析锂是引发储能锂离子电池内短路故障的重要原因之一，对析锂过程的在线监测是当前保障电池安全的主流研究方向。然而在工程应用中，现有方法局限于对可逆析锂的监测，并且由于缺乏电池的析锂数据，基于机器学习的在线监测算法存在模型训练上的困难。为解决这些问题，本工作提出了一种基于无监督领域自适应迁移学习的不可逆析锂监测方法。首先通过基于锂离子电池电化学-热-老化耦合模型的仿真和锂离子电池低温析锂老化实验生成不可逆析锂监测模型的源域数据和目标域数据，然后从放电曲线中提取析锂数据特征，在无监督领域自适应迁移学习的框架下构建了基于多层感知机的不可逆析锂监测模型，最后实现了将电池不可逆析锂监测模型从源域数据到目标域数据的迁移。结果表明，对于仿真数据，算法对是否发生不可逆析锂的判断准确率超过99%，对于实验数据，算法对电池不可逆析理的定性判断与实际情况相符，说明本工作提出的方法能够有效监测电池的不可逆析锂，为储能锂离子电池不可逆析锂的在线监测方法提供了新思路。

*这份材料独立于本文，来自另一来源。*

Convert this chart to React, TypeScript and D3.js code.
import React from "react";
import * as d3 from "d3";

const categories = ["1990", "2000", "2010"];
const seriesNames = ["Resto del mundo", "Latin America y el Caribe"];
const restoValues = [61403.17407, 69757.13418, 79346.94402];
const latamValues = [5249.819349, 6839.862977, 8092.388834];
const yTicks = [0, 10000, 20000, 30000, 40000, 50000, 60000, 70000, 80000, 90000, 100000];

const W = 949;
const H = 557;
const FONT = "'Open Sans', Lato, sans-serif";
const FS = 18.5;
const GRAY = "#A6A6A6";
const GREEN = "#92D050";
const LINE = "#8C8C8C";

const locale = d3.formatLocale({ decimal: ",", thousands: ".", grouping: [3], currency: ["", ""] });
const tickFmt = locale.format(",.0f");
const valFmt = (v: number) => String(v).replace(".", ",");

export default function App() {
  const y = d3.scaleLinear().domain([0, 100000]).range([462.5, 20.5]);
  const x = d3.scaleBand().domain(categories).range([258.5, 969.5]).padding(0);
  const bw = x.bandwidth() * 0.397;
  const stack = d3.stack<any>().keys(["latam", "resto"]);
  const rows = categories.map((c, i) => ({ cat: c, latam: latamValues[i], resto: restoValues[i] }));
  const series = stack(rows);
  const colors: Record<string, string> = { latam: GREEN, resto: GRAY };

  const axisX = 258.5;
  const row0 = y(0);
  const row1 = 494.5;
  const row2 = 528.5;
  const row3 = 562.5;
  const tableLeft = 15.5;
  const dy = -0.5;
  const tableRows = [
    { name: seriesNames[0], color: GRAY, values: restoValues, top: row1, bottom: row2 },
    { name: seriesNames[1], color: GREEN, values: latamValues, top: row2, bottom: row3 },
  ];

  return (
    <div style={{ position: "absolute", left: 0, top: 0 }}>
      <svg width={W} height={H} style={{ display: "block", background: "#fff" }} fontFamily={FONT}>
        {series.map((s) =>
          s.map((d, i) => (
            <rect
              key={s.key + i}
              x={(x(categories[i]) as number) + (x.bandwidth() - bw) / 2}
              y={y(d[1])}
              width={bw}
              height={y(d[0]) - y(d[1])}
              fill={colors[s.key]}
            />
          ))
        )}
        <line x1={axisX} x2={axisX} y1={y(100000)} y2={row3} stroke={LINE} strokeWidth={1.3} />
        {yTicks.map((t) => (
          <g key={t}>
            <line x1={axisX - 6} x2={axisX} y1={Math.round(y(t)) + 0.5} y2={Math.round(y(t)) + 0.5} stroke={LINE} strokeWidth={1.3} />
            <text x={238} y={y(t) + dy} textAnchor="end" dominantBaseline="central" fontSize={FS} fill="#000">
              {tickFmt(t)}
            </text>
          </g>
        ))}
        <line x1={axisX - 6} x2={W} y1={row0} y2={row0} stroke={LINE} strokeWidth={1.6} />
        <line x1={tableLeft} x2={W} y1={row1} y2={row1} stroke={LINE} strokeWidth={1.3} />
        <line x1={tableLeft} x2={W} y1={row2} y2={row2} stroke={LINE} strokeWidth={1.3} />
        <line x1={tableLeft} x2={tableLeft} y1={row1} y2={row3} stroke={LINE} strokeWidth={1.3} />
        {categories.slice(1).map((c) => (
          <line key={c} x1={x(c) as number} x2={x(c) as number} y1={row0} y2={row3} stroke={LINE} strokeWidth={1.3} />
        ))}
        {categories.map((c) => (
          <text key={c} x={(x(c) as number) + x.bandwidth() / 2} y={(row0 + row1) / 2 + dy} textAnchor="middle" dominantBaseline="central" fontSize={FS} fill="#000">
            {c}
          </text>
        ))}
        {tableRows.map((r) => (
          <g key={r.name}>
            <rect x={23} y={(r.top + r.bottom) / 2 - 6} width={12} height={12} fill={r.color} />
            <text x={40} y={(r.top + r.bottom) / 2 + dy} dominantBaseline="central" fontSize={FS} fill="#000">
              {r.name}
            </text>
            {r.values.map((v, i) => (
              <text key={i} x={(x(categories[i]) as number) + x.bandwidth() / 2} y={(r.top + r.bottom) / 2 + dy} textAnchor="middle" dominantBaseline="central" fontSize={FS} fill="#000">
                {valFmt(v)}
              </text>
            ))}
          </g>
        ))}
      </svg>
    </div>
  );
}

关键词: 锂离子电池, 析锂监测, 伪二维模型, 多层感知机, 迁移学习

Abstract:

Lithium plating is one of the main causes of internal short-circuit failures in energy storage lithium-ion batteries, and online monitoring of the lithium plating process is a key research direction for ensuring battery safety. However, in engineering applications, existing methods are limited to monitoring reversible lithium plating, and machine learning-based online monitoring algorithms face challenges in model training due to the lack of lithium plating data from actual batteries. To address these issues, this work proposes a monitoring method for irreversible lithium plating based on unsupervised domain adaptive transfer learning. The source and target domain data for the irreversible lithium plating monitoring model are generated through simulation using an electrochemical-thermal-aging model and low-temperature lithium plating aging experiments. Features related to lithium plating are extracted from discharge curves, and an irreversible lithium plating monitoring model based on multilayer perceptron is developed within the framework of unsupervised domain adaptive transfer learning. This allows for the transfer of the irreversible lithium plating monitoring model from the source domain data to the target domain data. The results show that for simulated data, the algorithm achieves an accuracy rate exceeding 99% in determining the occurrence of irreversible lithium plating. For experimental data, the qualitative judgements of the algorithm on the irreversible lithium plating are consistent with the actual conditions. This demonstrates that the proposed method can effectively monitor irreversible lithium plating in batteries and provides a new approach for the online monitoring of irreversible lithium plating in energy storage lithium-ion batteries.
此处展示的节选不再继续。